Kilt lettuce is not a type of lettuce, rather it is a dish of lettuce (or other greens) served warm.
Think warm salads, such as spinach and radicchio with crumbled hot pancetta.
Kilt lettuce, however, is a warm salad you won’t see it in too many restaurants. It is an Appalachian and southern US version of a warm salad, in which the salad green has bacon on it — bacon fat, that is. If the wording “bacon fat” is enough to make you blanch, people in the south will even refer to it as “bacon grease”, as in “dump the bacon grease over your salad.”

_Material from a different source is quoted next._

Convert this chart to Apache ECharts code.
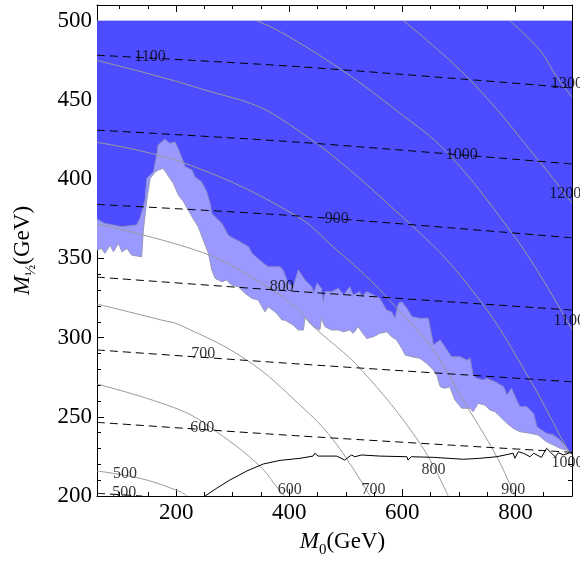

Kilt lettuce is a springtime dish, made with new, spring lettuce and green (aka “spring”) onions. A favourite lettuce to use in the spring is “branch lettuce.”
You melt bacon fat, get it really hot, then add vinegar, water (sic), sugar and black pepper (standing back, of course, when the water and vinegar hit the hot fat.) You mix, then pour it over a waiting bowl of your salad greens, and then cover with a lid for a couple of minutes to allow the lettuce to wilt, then serve hot.
Some people like to pour the bacon fat alone on the lettuce, then finishing dressing it with vinegar, salt, sugar and pepper right in the bowl
Instead of using reserved bacon fat, you can fry up bacon, crumble it on the salad greens, and then dump the bacon fat from the pan on.
You generally eat it with some kind of bread to sop up the grease and the vinegar. The bread could be cornbread, or baking powder biscuits. It might also be served with fried potatoes and / or fried salt pork.
You can use any kind of leafy green: leaf lettuce, spinach leaves, creasy greens, etc.
You can also include with the lettuce garnishes such as chopped boiled egg, sometimes early radishes, and ramps when in season.
There are other versions that don’t use bacon fat.
Kilt Lettuce can also be made by bringing some milk to a boil, pouring it over the salad, letting the salad wilt a bit, then draining the excess milk off, but bacon fat is by far the most common method. Some vegetarians make a vegetarian version by substituting oil for the bacon fat. Another “authentic” version (as in not made up by vegetarians) actually uses both milk and oil:
Pour into a cast-iron frying pan ¾ cup of buttermilk and ½ cup corn oil. Bring to the boil 3 or 4 times. Pour over your lettuce and green onions, prepared and waiting in a bowl, cover, let sit 10 to 15 minutes, then salt and serve.
Notice the recipe calls for salt, though, to make up for the missing saltiness from the bacon fat.
Language Notes
Also called “Killed” Lettuce.
In Central and East Kentucky, and some other parts, some people say “Wilted Lettuce.”